Tuesday, August 2, 2011

"College Rule"

Song Title: "I Could Rule the World If I Could Only Get the Parts"
Artist: Tin Huey
Search Term: "College Rule" [This track seems to have been saved to someone's playlist that contained the word "college" in the title.]

Punk rock was created as a brute-force rebellion against the logy, vain rock that had been clogging radios in the '70s: Fed up with the unwieldy tedium of Iron Butterfly and the Eagles, the oversimplified legend goes, the Ramones and their contemporaries eschewed everything that wasn't a fast 4/4 beat, a brickbat barre chord, or a sneered antisocial couplet, because why would a rock song require anything else? The first punk albums began to appear in 1976, and it's interesting to discover how quickly punk bands started to once again beef up their songs' infrastructure after this initial turn to elegant simplicity.
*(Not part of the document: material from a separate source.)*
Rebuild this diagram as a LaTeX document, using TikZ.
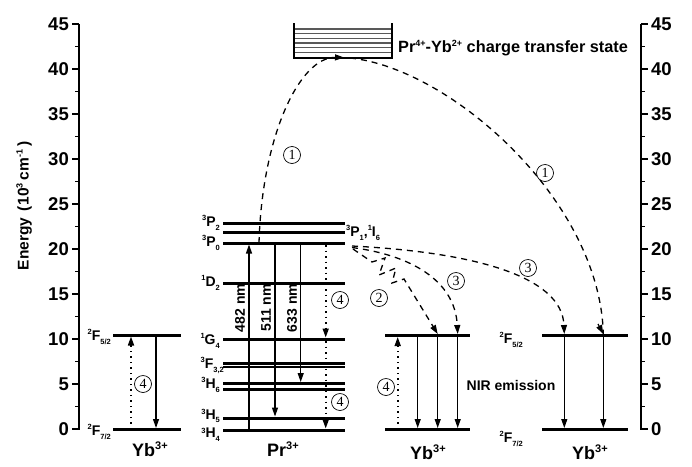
\documentclass[tikz,border=0pt]{standalone}
\usepackage{fontspec}
\setmainfont{Liberation Sans}
\newfontfamily\numfont{Liberation Serif}
\usetikzlibrary{arrows.meta}
\newcommand{\Lsup}[1]{\raisebox{5.5pt}{\fontsize{7.5}{7.5}\selectfont #1}}
\newcommand{\Lsub}[1]{\raisebox{-4pt}{\fontsize{7.5}{7.5}\selectfont #1}}
\newcommand{\Bsup}[1]{\raisebox{7pt}{\fontsize{11}{11}\selectfont #1}}
\newcommand{\Csup}[1]{\raisebox{6pt}{\fontsize{9}{9}\selectfont #1}}
\begin{document}
\begin{tikzpicture}[x=1pt,y=-1pt,
  every node/.style={font=\bfseries\fontsize{14}{14}\selectfont, inner sep=0pt},
  level/.style={line width=3pt},
  axisln/.style={line width=1.4pt},
  arr/.style={line width=1.2pt,-{Triangle[length=9pt,width=6pt]}},
  dsh/.style={line width=1.3pt,dash pattern=on 6pt off 5pt},
  dsharr/.style={dsh,-{Triangle[length=9pt,width=6pt]}},
  dots/.style={line width=1.6pt,dash pattern=on 1.5pt off 4pt},
  dotsarr/.style={dots,-{Triangle[length=9pt,width=6pt]}},
  circ/.style={draw,circle,line width=0.7pt,minimum size=17pt,inner sep=0pt,font=\numfont\fontsize{14}{14}\selectfont},
  tick/.style={font=\bfseries\fontsize{18.5}{18.5}\selectfont},
  ion/.style={font=\bfseries\fontsize{18}{18}\selectfont},
  lab/.style={font=\bfseries\fontsize{14}{14}\selectfont}]
\useasboundingbox (0,0) rectangle (692,466);
\fill[white] (0,0) rectangle (692,466);

% ---------- axes ----------
\coordinate (LA0) at (79,429.5);
\coordinate (LA45) at (79,24);
\coordinate (RA0) at (641,429.5);
\coordinate (RA45) at (641,24);
\draw[axisln] (LA45) -- (LA0);
\draw[axisln] (RA45) -- (RA0);
\foreach \v in {0,5,...,45} {
  \draw[axisln] (79,{429-9*\v}) -- ++(-7,0);
  \draw[axisln] (641,{429-9*\v}) -- ++(7,0);
  \node[tick,anchor=east] (L\v) at (69,{429-9*\v}) {\v};
  \node[tick,anchor=west] (R\v) at (651,{429-9*\v}) {\v};
}
\foreach \v in {2.5,7.5,...,42.5} {
  \draw[axisln] (79,{429-9*\v}) -- ++(-4,0);
  \draw[axisln] (641,{429-9*\v}) -- ++(4,0);
}
\node[rotate=90,font=\bfseries\fontsize{15.5}{15.5}\selectfont] (ylab) at (24,206)
  {Energy\hspace{6pt}(\hspace{1pt}10\Csup{3}\hspace{3pt}cm\Csup{-1}\hspace{3pt})};

% ---------- left Yb3+ ----------
\coordinate (a1l) at (113,335); \coordinate (a1r) at (181,335);
\coordinate (a0l) at (113,429.5); \coordinate (a0r) at (181,429.5);
\draw[level] (a1l) -- (a1r);
\draw[level] (a0l) -- (a0r);
\node[lab,anchor=base east] (aF5) at (111,340) {\Lsup{2}F\Lsub{5/2}};
\node[lab,anchor=base east] (aF7) at (111,435) {\Lsup{2}F\Lsub{7/2}};
\coordinate (aup0) at (131,429); \coordinate (aup1) at (131,336.5);
\coordinate (adn1) at (156,335); \coordinate (adn0) at (156,428);
\draw[dotsarr] (aup0) -- (aup1);
\draw[arr] (adn1) -- (adn0);
\node[circ] (c4a) at (143,384) {4};
\node[ion] (ybA) at (150,449) {Yb\Bsup{3+}};

% ---------- Pr3+ ----------
\foreach \n/\y in {P2/223,P1/232,P0/243,D2/283,G4/339,H5/418,H4/430} {
  \coordinate (\n l) at (223,\y); \coordinate (\n r) at (345,\y);
  \draw[level] (\n l) -- (\n r);
}
\foreach \n/\y in {F3/363.5,F2/367.2,H6a/383.5,H6b/389.5} {
  \coordinate (\n l) at (223,\y); \coordinate (\n r) at (345,\y);
  \draw[line width=2.3pt] (\n l) -- (\n r);
}
\node[lab,anchor=base east] (tP2) at (220,226) {\Lsup{3}P\Lsub{2}};
\node[lab,anchor=base east] (tP0) at (220,246) {\Lsup{3}P\Lsub{0}};
\node[lab,anchor=base east] (tD2) at (220,286) {\Lsup{1}D\Lsub{2}};
\node[lab,anchor=base east] (tG4) at (220,344) {\Lsup{1}G\Lsub{4}};
\node[lab,anchor=base east] (tF) at (224,368) {\Lsup{3}F\Lsub{3,2}};
\node[lab,anchor=base east] (tH6) at (220,388) {\Lsup{3}H\Lsub{6}};
\node[lab,anchor=base east] (tH5) at (220,419.5) {\Lsup{3}H\raisebox{-2.5pt}{\fontsize{7.5}{7.5}\selectfont 5}};
\node[lab,anchor=base east] (tH4) at (220,437) {\raisebox{4pt}{\fontsize{7.5}{7.5}\selectfont 3}H\Lsub{4}};
\node[lab,anchor=base west] (tP1) at (346,236) {\Lsup{3}P\Lsub{1},\Lsup{1}I\Lsub{6}};

\coordinate (e482a) at (249,430); \coordinate (e482b) at (249,244.5);
\coordinate (e511a) at (275,243); \coordinate (e511b) at (275,416.5);
\coordinate (e633a) at (300.7,243); \coordinate (e633b) at (300.7,382);
\draw[arr] (e482a) -- (e482b);
\draw[arr] (e511a) -- (e511b);
\draw[arr] (e633a) -- (e633b);
\node[lab,rotate=90] (n482) at (240,308) {482 nm};
\node[lab,rotate=90] (n511) at (266,308) {511 nm};
\node[lab,rotate=90] (n633) at (292,308) {633 nm};
\coordinate (pd0) at (325.7,245); \coordinate (pd1) at (325.7,337.5);
\coordinate (pd2) at (325.7,341); \coordinate (pd3) at (325.7,428.5);
\draw[dotsarr] (pd0) -- (pd1);
\draw[dotsarr] (pd2) -- (pd3);
\node[circ] (c4b) at (340,300) {4};
\node[circ] (c4c) at (340,402) {4};
\node[ion] (prion) at (283,449) {Pr\Bsup{3+}};

% ---------- middle Yb3+ ----------
\coordinate (b1l) at (385,335.5); \coordinate (b1r) at (470,335.5);
\coordinate (b0l) at (385,429.5); \coordinate (b0r) at (470,429.5);
\draw[level] (b1l) -- (b1r);
\draw[level] (b0l) -- (b0r);
\coordinate (bup0) at (397.7,429); \coordinate (bup1) at (397.7,337);
\draw[dotsarr] (bup0) -- (bup1);
\foreach \x [count=\i] in {417.7,437.7,457.7} {
  \coordinate (bd\i a) at (\x,335.5); \coordinate (bd\i b) at (\x,428);
  \draw[arr] (bd\i a) -- (bd\i b);
}
\node[circ,fill=white] (c4d) at (386,387) {4};
\node[ion] (ybB) at (428,452) {Yb\Bsup{3+}};
\node[lab] (nir) at (511,385) {NIR emission};

% ---------- right Yb3+ ----------
\coordinate (c1l) at (542,335.5); \coordinate (c1r) at (628,335.5);
\coordinate (c0l) at (542,429.5); \coordinate (c0r) at (628,429.5);
\draw[level] (c1l) -- (c1r);
\draw[level] (c0l) -- (c0r);
\node[lab,anchor=base east] (cF5) at (523,343) {\Lsup{2}F\Lsub{5/2}};
\node[lab,anchor=base east] (cF7) at (523,442) {\Lsup{2}F\Lsub{7/2}};
\foreach \x [count=\i] in {564.3,603.3} {
  \coordinate (cd\i a) at (\x,335.5); \coordinate (cd\i b) at (\x,428);
  \draw[arr] (cd\i a) -- (cd\i b);
}
\node[ion] (ybC) at (590,452) {Yb\Bsup{3+}};

% ---------- charge transfer state ----------
\coordinate (ctTL) at (294.3,23.3); \coordinate (ctBL) at (294.3,57.7);
\coordinate (ctBR) at (392.3,57.7); \coordinate (ctTR) at (392.3,23.3);
\foreach \y in {29,33.7,38.3,43,47.7,52.3}
  \draw[line width=1.1pt,black!65] (295,\y) -- (391.5,\y);
\draw[line width=1.8pt] (ctTL) -- (ctBL) -- (ctBR) -- (ctTR);
\node[lab,anchor=base west,font=\bfseries\fontsize{16.3}{16.3}\selectfont] (ctlab) at (398,52)
  {Pr\Csup{4+}-Yb\Csup{2+} charge transfer state};

% ---------- transfer paths ----------
\coordinate (ctS) at (259,243);
\coordinate (ctApex) at (344,57.5);
\coordinate (ctOut) at (350,58);
\coordinate (ctEnd) at (603.3,334);
\draw[dsharr] (ctS) .. controls (262,135) and (300,57) .. (ctApex);
\draw[dsh] (ctOut) .. controls (450,68) and (600,200) .. (ctEnd);
\draw[-{Triangle[length=9pt,width=6pt]},line width=1.2pt] (598,324) -- (ctEnd);
\node[circ] (c1a) at (292,155) {1};
\node[circ] (c1b) at (545,173) {1};

\coordinate (s3a) at (352,246);
\coordinate (e3a) at (564.3,334);
\draw[dsharr] (s3a) .. controls (470,252) and (562,275) .. (e3a);
\coordinate (s3b) at (352,247.5);
\coordinate (e3b) at (457.7,334);
\draw[dsharr] (s3b) .. controls (410,255) and (455,280) .. (e3b);
\node[circ] (c3a) at (528,268) {3};
\node[circ] (c3b) at (456,281) {3};

\coordinate (s2) at (353,249);
\coordinate (e2) at (437.7,334);
\draw[dsharr] (s2) -- (372,262) -- (385,258) -- (379,275) -- (396,268) -- (392,283) -- (404,279) -- (e2);
\node[circ] (c2) at (379,298) {2};
\end{tikzpicture}
\end{document}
This song, from Akron art-punkers Tin Huey, was released in 1979, and it's largely a whole bunch of stuff mounded on top of a double-time performance of the Sex Pistols' "Anarchy in the UK." Not only does this song replace the Pistols' spartan fuming with pogoing rhythms, cartoonishly bright harmonies, and a horn section, but it undercuts Johnny Rotten's unadorned, charred bile with jokey lyrics about the difficulties of procuring the necessary equipment for a revolution. I'm probably overestimating how much of this track was an intentional satirical comment on the unsustainability of the punk ethic, but I think it's loads of fun when viewed through that lens. (Viewed in isolation, well, it's "Anarchy in the UK" buried beneath layers of quirky-jerky frosting, which is still enjoyable but maybe not terribly necessary.)